Editorial

Morality lessons of economic meltdown

The collapse of several of the biggest banks and finance companies in America, including Lehman Bros, Morgan Stanley and perhaps even Citibank, and the general economic meltdown, which has compelled the US government to mobilise a massive $700 billion (Rs.3,360,000 crore) bailout package, raises several important questions about ethics, morality and the ugly face of contemporary capitalism.

All investigations and analyses of the economic upheaval in the US, clearly indicate that the root cause of the banking collapse, which has bled the entire US economy, was the unrestrained greed and consumerism of bank managers, and hitherto trusted leaders of America’s financial community. In frenzied pursuit of huge bonuses running into hundreds of millions of dollars per year during the past decade, they threw all norms of banking prudence to the winds, recklessly advancing massive housing loans to millions of ineligible borrowers.

Next, greedy financiers sliced and diced risky real estate loans shown as high-value assets of American banks, packaged them into complex interest bearing financial instruments or derivatives, which were recklessly given AAA plus ratings by complicit securities rating agencies, and marketed them downstream to governments, banks, financial institutions and publics worldwide. When housing starts overtook public demand and the real estate bubble in the US burst, banks and finance companies, which had issued these new securities, were unable to redeem them. Hence the massive chain reaction of bankruptcies and bailouts in the US, which threatens a global economic depression.

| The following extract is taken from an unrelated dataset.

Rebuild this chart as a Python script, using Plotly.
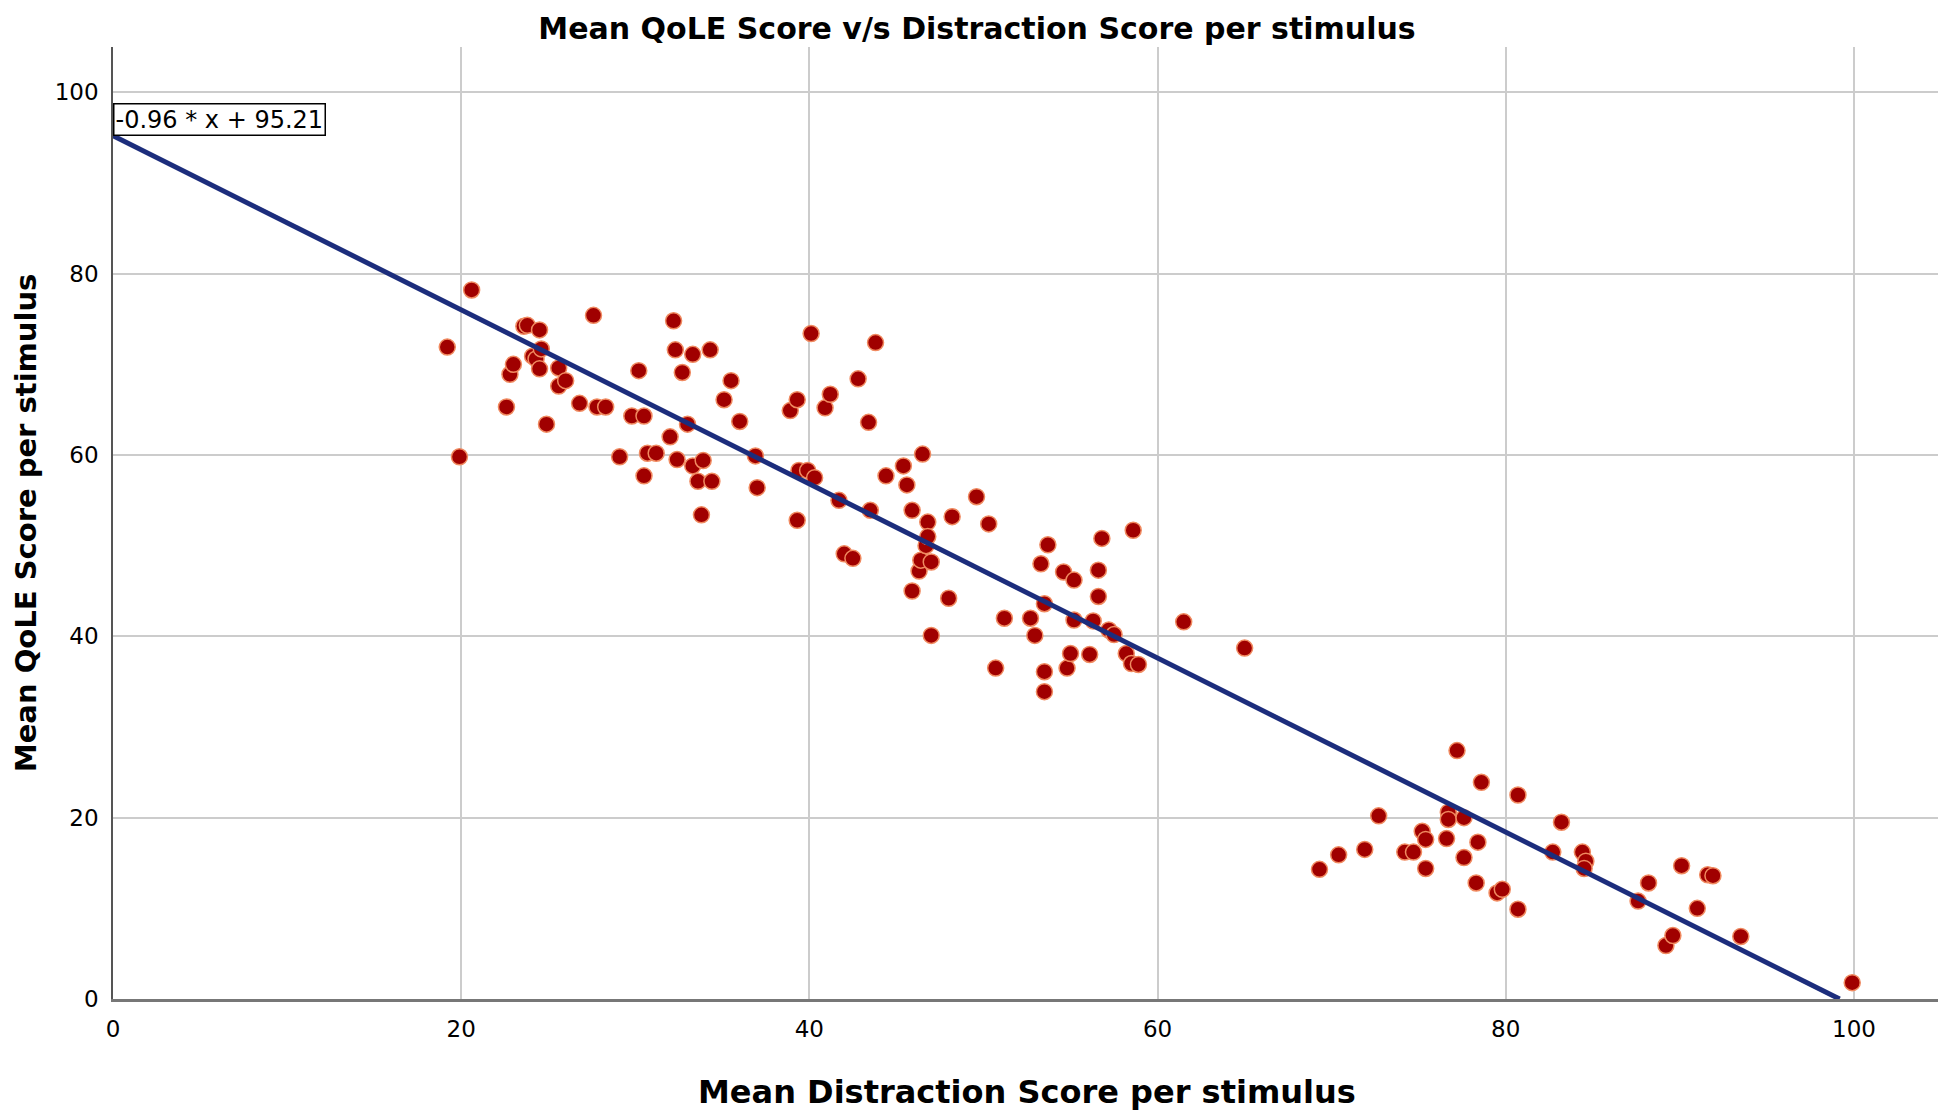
import plotly.graph_objects as go

# Mean Distraction Score per stimulus (x) and Mean QoLE Score per stimulus (y)
distraction = [
    19.2, 19.9, 20.6, 22.6, 22.8, 23.0, 23.6, 23.8, 24.5, 24.1, 24.3, 24.6, 24.5, 24.9,
    25.6, 25.6, 26.0, 26.8, 27.6, 27.8, 28.3, 29.1, 29.8, 30.2, 30.5, 30.5, 30.7, 31.2,
    32.0, 32.2, 32.3, 32.4, 32.7, 33.0, 33.3, 33.3, 33.6, 33.8, 33.9, 34.3, 34.4, 35.1,
    35.5, 36.0, 36.9, 37.0, 38.9, 39.3, 39.3, 39.4, 39.9, 40.1, 40.3, 40.9, 41.2, 41.7,
    42.0, 42.5, 42.8, 43.4, 43.5, 43.8, 44.4, 45.4, 45.6, 45.9, 45.9, 46.5, 46.3, 46.4,
    46.7, 46.8, 46.8, 47.0, 47.0, 48.0, 48.2, 49.6, 50.3, 50.7, 51.2, 52.7, 52.95, 53.3,
    53.5, 53.5, 53.5, 53.7, 54.6, 54.8, 55.0, 55.2, 55.2, 56.1, 56.3, 56.6, 56.6, 56.8,
    57.2, 57.5, 58.2, 58.5, 58.9, 58.6, 61.5, 65.0,
    69.3, 70.4, 71.9, 72.7, 74.2, 74.7, 75.2, 75.4, 75.4, 76.6, 76.7, 76.7, 77.2, 77.6,
    77.6, 78.4, 78.3, 78.6, 79.5, 79.8, 80.7, 80.7, 82.7, 83.2, 84.4, 84.6, 84.5, 87.6,
    88.2, 89.2, 89.6, 90.1, 91.0, 91.6, 91.9, 93.5, 99.9,
]
qole = [
    71.9, 59.8, 78.2, 65.3, 68.9, 70.0, 74.2, 74.3, 73.8, 70.9, 70.6, 71.7, 69.5, 63.4,
    69.6, 67.6, 68.2, 65.7, 75.4, 65.3, 65.3, 59.8, 64.3, 69.3, 64.3, 57.7, 60.2, 60.2,
    62.0, 74.8, 71.6, 59.5, 69.1, 63.4, 71.1, 58.8, 57.1, 53.4, 59.4, 71.6, 57.1, 66.1,
    68.2, 63.7, 59.9, 56.4, 64.9, 66.1, 52.8, 58.3, 58.3, 73.4, 57.5, 65.2, 66.7, 55.0,
    49.1, 48.6, 68.4, 63.6, 53.9, 72.4, 57.7, 58.8, 56.7, 53.9, 45.0, 60.1, 47.2, 48.4,
    50.0, 52.6, 51.0, 48.2, 40.1, 44.2, 53.2, 55.4, 52.4, 36.5, 42.0, 42.0, 40.1, 48.0,
    36.1, 33.9, 43.6, 50.1, 47.1, 36.5, 38.1, 41.8, 46.2, 38.0, 41.7, 47.3, 44.4, 50.8,
    40.7, 40.2, 38.1, 37.0, 36.9, 51.7, 41.6, 38.7,
    14.3, 15.9, 16.5, 20.2, 16.2, 16.2, 18.5, 17.6, 14.4, 17.7, 20.6, 19.8, 27.4, 20.0,
    15.6, 17.3, 12.8, 23.9, 11.7, 12.1, 22.5, 9.9, 16.2, 19.5, 16.2, 15.2, 14.4, 10.8,
    12.8, 5.9, 7.0, 14.7, 10.0, 13.7, 13.6, 6.9, 1.8,
]

# Fit line parameters (as labelled on the chart)
slope = -0.96
intercept = 95.21
fit_x = [0, -intercept / slope]
fit_y = [slope * v + intercept for v in fit_x]
fit_label = "-0.96 * x + 95.21"

x_ticks = [0, 20, 40, 60, 80, 100]
y_ticks = [0, 20, 40, 60, 80, 100]

FONT = "DejaVu Sans"

fig = go.Figure()
fig.add_trace(go.Scatter(
    x=distraction, y=qole, mode="markers",
    marker=dict(size=16, color="#a00000", line=dict(color="#f08a60", width=1.5)),
    showlegend=False,
))
fig.add_trace(go.Scatter(
    x=fit_x, y=fit_y, mode="lines",
    line=dict(color="#1c2d7c", width=5),
    showlegend=False,
))

fig.add_annotation(
    x=0, y=intercept, xref="x", yref="y", text=fit_label, showarrow=False,
    xanchor="left", yanchor="bottom", bgcolor="white", bordercolor="black",
    borderwidth=1.5, borderpad=1, font=dict(family=FONT, size=24, color="black"),
)
# axis titles
fig.add_annotation(
    x=-0.0475, y=0.5, xref="paper", yref="paper", xanchor="center", yanchor="middle",
    text="<b>Mean QoLE Score per stimulus</b>", showarrow=False, textangle=-90,
    font=dict(family=FONT, size=29, color="black"),
)
fig.add_annotation(
    x=0.5, y=-0.0977, xref="paper", yref="paper", xanchor="center", yanchor="middle",
    text="<b>Mean Distraction Score per stimulus</b>", showarrow=False,
    font=dict(family=FONT, size=32, color="black"),
)

fig.update_layout(
    width=1938, height=1110,
    margin=dict(l=105, r=5, t=39, b=119, autoexpand=False),
    paper_bgcolor="white", plot_bgcolor="white",
    title=dict(
        text="<b>Mean QoLE Score v/s Distraction Score per stimulus</b>",
        x=0.5, xanchor="center", y=0.991, yanchor="top",
        font=dict(family=FONT, size=30, color="black"),
    ),
)
fig.update_xaxes(
    range=[0, 105], tickvals=x_ticks, ticktext=[str(v) for v in x_ticks],
    showgrid=True, gridcolor="#cccccc", gridwidth=2,
    showline=True, linecolor="#777777", linewidth=3,
    zeroline=False, ticks="", ticklabelstandoff=7, automargin=False,
    tickfont=dict(family=FONT, size=23, color="black"),
)
fig.update_yaxes(
    range=[0, 105], tickvals=y_ticks, ticktext=[str(v) for v in y_ticks],
    showgrid=True, gridcolor="#cccccc", gridwidth=2,
    showline=True, linecolor="#555555", linewidth=1.5,
    zeroline=False, ticks="", ticklabelstandoff=8, automargin=False,
    tickfont=dict(family=FONT, size=23, color="black"),
)

fig.write_html("out.html")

For the prime target audiences of this publication — teachers, students and parents — there are several morality lessons to be learned from the great economic and market meltdowns of 2008, which could form the basis of socially positive new year resolutions. The first of them is that contrary to what the infamous financier Gordon Gecko famously declared, greed is not good. Millions of people around the world, far removed from the charmed circle of banking and finance insiders in Wall Street, New York, are paying a high price by way of wiped out savings and jobs, because of the avaricious pursuit of ever higher salaries and bonuses by well-paid bankers and financiers.

The second lesson is that socially responsible citizens worldwide should exercise restraint, and impose self-determined limits on consumption. The suspect economics of the school which advocates ever-increasing consumer spending as the prerequisite of national development, needs to be buried once for all. The global economic slump of 2008 has established the supremacy of Keynesian economics which mandates saving and investment as the best prescription for the prosperity of nations. Restrained personal expenditure and high savings facilitate greater investment in public goods and services.

Moreover, the third and perhaps most important lesson is that savers and investors shouldn’t over-rely on financial mavens and media-hyped ‘experts’. The definitive lesson of the global economic and market crash of 2008 is that nobody can be as protective of your savings as yourself.